Bot Party meets SX

SXSW 2016. I didn’t have a real badge this year and that was just fine. My single free day pass compliments of DeathRef comrade John got me into his session Everybody Dies, along with the PTSD of waiting in line after line. It was a healthy, helpful reminder. My FOMO has a incontrovertible bullshit detector of negative putting up with it, besides. I had robots to mind.

Arthur had a session at SX Create for Bot Party,

“a humanist collective of artists and engineers exploring the intersection of art and technology through live comedy with humans and robots.”

I understand it best as the nerds who take over my garage every weekend, tethering junk to other bits of junk with trunk straps and soldering guns.

They scored a nice write-up in Engadget. They were also invited to the Robot Ranch for the duration of the three day SX Create. This amounted to wave after wave of families, futurists, secret venture capitalists, lookee-loos, tots and pure wonder.

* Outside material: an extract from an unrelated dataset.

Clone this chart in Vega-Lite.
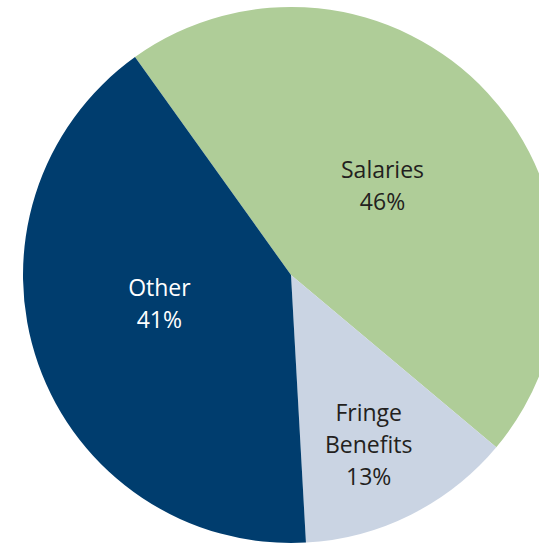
{
  "$schema": "https://vega.github.io/schema/vega-lite/v6.json",
  "autosize": "none",
  "padding": 0,
  "width": 582,
  "height": 550,
  "background": "white",
  "config": {"view": {"stroke": null}},
  "data": {
    "values": [
      {"order": 1, "category": "Salaries", "label": "Salaries", "pct": 46},
      {"order": 2, "category": "Fringe Benefits", "label": "Fringe\nBenefits", "pct": 13},
      {"order": 3, "category": "Other", "label": "Other", "pct": 41}
    ]
  },
  "transform": [{"calculate": "datum.label + '\\n' + datum.pct + '%'", "as": "txt"}],
  "encoding": {
    "theta": {"field": "pct", "type": "quantitative", "stack": true, "scale": {"range": [-0.6213, 5.6619]}},
    "order": {"field": "order", "type": "quantitative"}
  },
  "layer": [
    {
      "mark": {"type": "arc", "outerRadius": 268},
      "encoding": {
        "color": {
          "field": "category", "type": "nominal", "legend": null,
          "scale": {"domain": ["Salaries", "Fringe Benefits", "Other"], "range": ["#afcd98", "#cad4e3", "#003d6e"]}
        }
      }
    },
    {
      "mark": {"type": "text", "radius": 122, "dx": 2, "dy": -21, "fontSize": 23, "font": "Open Sans", "lineBreak": "\n", "lineHeight": 32, "align": "center", "baseline": "middle", "fill": "#231f20"},
      "encoding": {"text": {"condition": {"test": "datum.category === 'Salaries'", "field": "txt"}, "value": ""}}
    },
    {
      "mark": {"type": "text", "radius": 187, "dx": -6, "dy": -28, "fontSize": 23, "font": "Open Sans", "lineBreak": "\n", "lineHeight": 32, "align": "center", "baseline": "middle", "fill": "#231f20"},
      "encoding": {"text": {"condition": {"test": "datum.category === 'Fringe Benefits'", "field": "txt"}, "value": ""}}
    },
    {
      "mark": {"type": "text", "radius": 130, "dx": -9, "dy": -29, "fontSize": 23, "font": "Open Sans", "lineBreak": "\n", "lineHeight": 32, "align": "center", "baseline": "middle", "fill": "#ffffff"},
      "encoding": {"text": {"condition": {"test": "datum.category === 'Other'", "field": "txt"}, "value": ""}}
    }
  ]
}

Relieving Arthur to talk up a technologist or unscrew his head a bit led to the most intense multitasking I’ve ever performed, simultaneously:

  • Operating Annabelle’s wheelchair base via X-Box controller hidden beneath the table in my lap to produce maximum lols while not running over small children
  • Assuring other children that yes, it was OK to touch the mystic plasma ball
  • Convincing yet more children that creepy Dr. Head was really quite nice
  • Straining to hear what people were saying to Annabelle 20 feet away over plasma ball and Dr. Head oohs, ahhs and eeees.
  • Queuing up appropriate responses for Annabelle from her playlist on a laptop
  • Explaining the limitations in such a noisy environment for a seamless artificial intelligence experience but how she’s really rather sophisticated to people who looked fit enough to give us a million dollars.

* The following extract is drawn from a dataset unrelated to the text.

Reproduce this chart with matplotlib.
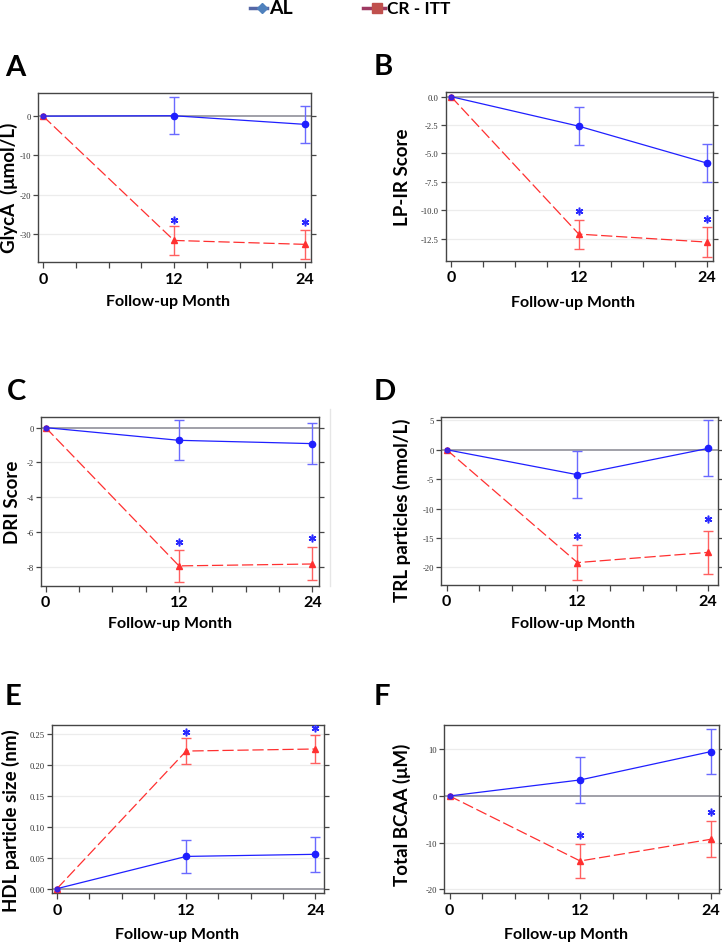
import matplotlib
matplotlib.use('Agg')
import matplotlib.pyplot as plt
from matplotlib.lines import Line2D
from matplotlib.ticker import FixedLocator

plt.rcParams['axes.unicode_minus'] = False

# ---------------- data ----------------
months = [0, 12, 24]
xtick_labels = ['0', '12', '24']
group_names = ['AL', 'CR - ITT']

# A: GlycA
glyca_al = [0, 0.1, -2.1]
glyca_al_err = [0, 4.7, 4.8]
glyca_cr = [0, -31.7, -32.7]
glyca_cr_err = [0, 3.6, 3.7]
glyca_star = [-26.5, -27.0]
glyca_yticks = [0, -10, -20, -30]

# B: LP-IR score
lpir_al = [0, -2.6, -5.84]
lpir_al_err = [0, 1.67, 1.67]
lpir_cr = [0, -12.1, -12.8]
lpir_cr_err = [0, 1.27, 1.3]
lpir_star = [-10.1, -10.8]
lpir_yticks = [0.0, -2.5, -5.0, -7.5, -10.0, -12.5]

# C: DRI score
dri_al = [0, -0.73, -0.92]
dri_al_err = [0, 1.15, 1.2]
dri_cr = [0, -7.96, -7.85]
dri_cr_err = [0, 0.9, 0.95]
dri_star = [-6.58, -6.35]
dri_yticks = [0, -2, -4, -6, -8]

# D: TRL particles
trl_al = [0, -4.25, 0.23]
trl_al_err = [0, 3.97, 4.75]
trl_cr = [0, -19.2, -17.46]
trl_cr_err = [0, 2.95, 3.6]
trl_star = [-14.74, -11.85]
trl_yticks = [5, 0, -5, -10, -15, -20]

# E: HDL particle size
hdl_al = [0, 0.052, 0.0554]
hdl_al_err = [0, 0.026, 0.028]
hdl_cr = [0, 0.222, 0.2253]
hdl_cr_err = [0, 0.0205, 0.022]
hdl_star = [0.2532, 0.2586]
hdl_yticks = [0.00, 0.05, 0.10, 0.15, 0.20, 0.25]

# F: Total BCAA
bcaa_al = [0, 3.44, 9.52]
bcaa_al_err = [0, 4.87, 4.9]
bcaa_cr = [0, -13.96, -9.3]
bcaa_cr_err = [0, 3.65, 3.83]
bcaa_star = [-8.3, -3.5]
bcaa_yticks = [10, 0, -10, -20]

ylabels = ['GlycA  (\u03bcmol/L)', 'LP-IR Score', 'DRI Score',
           'TRL particles (nmol/L)', 'HDL particle size (nm)', 'Total BCAA (\u03bcM)']
letters = ['A', 'B', 'C', 'D', 'E', 'F']

# ---------------- layout ----------------
W, H = 722, 945
fig = plt.figure(figsize=(W / 100, H / 100), dpi=100)

def fx(px):
    return px / W

def fy(py):
    return 1 - py / H

SANS = ['Lato', 'DejaVu Sans']
SERIF = ['Liberation Serif', 'DejaVu Serif']

panels = [
    dict(data=(glyca_al, glyca_al_err, glyca_cr, glyca_cr_err, glyca_star), yt=glyca_yticks, fmt='{:.0f}',
         box=(38, 94, 311, 263), xl=(-0.46, 24.55), yl=(-37.2, 5.9),
         ylab=(9, 187.5), xlab=(168.5, 302), let=(5, 76)),
    dict(data=(lpir_al, lpir_al_err, lpir_cr, lpir_cr_err, lpir_star), yt=lpir_yticks, fmt='{:.1f}',
         box=(445.7, 93, 713, 261.7), xl=(-0.5, 24.6), yl=(-14.44, 0.41),
         ylab=(402, 177.5), xlab=(572.7, 303), let=(374, 75)),
    dict(data=(dri_al, dri_al_err, dri_cr, dri_cr_err, dri_star), yt=dri_yticks, fmt='{:.0f}',
         box=(40.7, 417.7, 319, 586.7), xl=(-0.45, 24.6), yl=(-9.1, 0.63),
         ylab=(13, 502.5), xlab=(170, 624), let=(7, 400)),
    dict(data=(trl_al, trl_al_err, trl_cr, trl_cr_err, trl_star), yt=trl_yticks, fmt='{:.0f}',
         box=(441, 417.7, 718, 585.7), xl=(-0.52, 24.9), yl=(-22.96, 5.62),
         ylab=(402, 510), xlab=(572.7, 624), let=(374, 400)),
    dict(data=(hdl_al, hdl_al_err, hdl_cr, hdl_cr_err, hdl_star), yt=hdl_yticks, fmt='{:.2f}',
         box=(51.7, 725.7, 324.3, 894.3), xl=(-0.49, 24.83), yl=(-0.0075, 0.2645),
         ylab=(11, 821), xlab=(177, 935), let=(5, 705)),
    dict(data=(bcaa_al, bcaa_al_err, bcaa_cr, bcaa_cr_err, bcaa_star), yt=bcaa_yticks, fmt='{:.0f}',
         box=(444.3, 725.7, 719, 894.3), xl=(-0.48, 24.75), yl=(-20.9, 15.3),
         ylab=(402, 814.5), xlab=(566, 935), let=(374, 705)),
]

AL_C = '#1f1fff'
AL_E = '#6a6aff'
CR_C = '#ff3030'
CR_E = '#ff6060'

for i, p in enumerate(panels):
    l, t, r, b = p['box']
    ax = fig.add_axes([fx(l), fy(b), fx(r) - fx(l), (b - t) / H])
    al, al_err, cr, cr_err, star = p['data']
    ax.set_xlim(*p['xl'])
    ax.set_ylim(*p['yl'])

    # grid & zero line
    for v in p['yt']:
        if v != 0:
            ax.axhline(v, color='#ececec', lw=0.9, zorder=0)
    ax.axhline(0, color='#a0a0a8', lw=1.4, zorder=1)

    # CR series
    ax.errorbar(months[1:], cr[1:], yerr=cr_err[1:], fmt='none', ecolor=CR_E,
                elinewidth=1.0, capsize=3.5, capthick=1.0, zorder=2)
    ax.plot(months, cr, color=CR_C, lw=0.9, dashes=(9, 3), marker='^', ms=4,
            mfc=CR_C, mec=CR_C, zorder=3)
    # AL series
    ax.errorbar(months[1:], al[1:], yerr=al_err[1:], fmt='none', ecolor=AL_E,
                elinewidth=1.0, capsize=3.5, capthick=1.0, zorder=2)
    ax.plot(months[1:], al[1:], color=AL_C, lw=0.9, marker='o', ms=4.5,
            mfc=AL_C, mec=AL_C, zorder=4)
    ax.plot(months[:2], al[:2], color=AL_C, lw=0.9, zorder=4)
    ax.plot(months[0], al[0], marker='o', ms=3.5, color=AL_C, alpha=0.8, zorder=5)
    ax.plot(months[0], cr[0], marker='s', ms=3, color=CR_C, zorder=4)

    # significance stars
    ax.plot(months[1:], star, linestyle='none', marker=(6, 2, 0), ms=5.5,
            mew=1.1, color='#2a2aff', zorder=5)

    # axes styling
    for s in ax.spines.values():
        s.set_color('#454545')
        s.set_linewidth(1.0)
    ax.yaxis.set_major_locator(FixedLocator(p['yt']))
    ax.set_yticklabels([p['fmt'].format(v) for v in p['yt']],
                       family=SERIF, fontsize=6.2, color='#333333')
    ax.tick_params(axis='y', which='both', direction='out', length=3.5, width=0.9,
                   color='#454545', left=True, right=True, labelleft=True, pad=1.5)
    ax.set_xticks(months)
    ax.set_xticks([3, 6, 9, 15, 18, 21], minor=True)
    ax.set_xticklabels(xtick_labels, family=SANS, fontsize=11.5, fontweight='bold')
    ax.tick_params(axis='x', which='both', direction='out', length=4, width=0.9,
                   color='#454545', top=False, pad=3)

    # labels
    fig.text(fx(p['ylab'][0]), fy(p['ylab'][1]), ylabels[i], rotation=90,
             ha='center', va='center', family=SANS, fontsize=13.5, fontweight='bold')
    fig.text(fx(p['xlab'][0]), fy(p['xlab'][1]), 'Follow-up Month',
             ha='center', va='center', family=SANS, fontsize=11.5, fontweight='bold')
    fig.text(fx(p['let'][0]), fy(p['let'][1]), letters[i], ha='left', va='baseline',
             family=SANS, fontsize=21, fontweight='bold')

# faint stray vertical line beside panel C
fig.add_artist(Line2D([fx(330), fx(330)], [fy(410), fy(587)], color='#e6e6e6', lw=1))

# ---------------- legend ----------------
ly = fy(9)
fig.add_artist(Line2D([fx(250), fx(267)], [ly, ly], color='#5567a6', lw=2.5))
fig.add_artist(Line2D([fx(261.5)], [ly], marker='D', ms=5.5, color='#4f81bd', lw=0))
fig.text(fx(269), ly, group_names[0], ha='left', va='center', family=SANS,
         fontsize=14, fontweight='bold')
fig.add_artist(Line2D([fx(363), fx(385)], [ly, ly], color='#9e3a62', lw=2.5))
fig.add_artist(Line2D([fx(377)], [ly], marker='s', ms=7, color='#c0504d', lw=0))
fig.text(fx(387), ly, group_names[1], ha='left', va='center', family=SANS,
         fontsize=12.5, fontweight='bold')

fig.savefig('out.png', dpi=100)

Do I look distracted? Does a tiny globe of blood bob from my nose?
Pay no attention to the LAN behind the curtain.
The ghost in the machine, the comedian, the wizard.

Little girls swooned over Annabelle’s dress, a veritable robot Elsa.

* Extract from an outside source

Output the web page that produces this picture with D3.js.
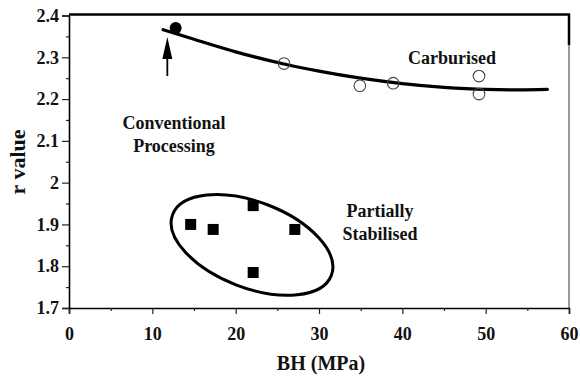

Young kids were also quite taken with Ava, Annabelle’s little sister, under the tutelage of Martin, the brain behind the brains of this operation.

But I’ve a fond spot for the parents dragging squirming kids to the plasma ball and forcing them to mash their fingers to the glass, the terror turning awe that not only weren’t they electrocuted but could bend lightning to their will and walk away from it.

Sure, we made some important contacts—maybe—a dozen emails Arthur fired off in the night.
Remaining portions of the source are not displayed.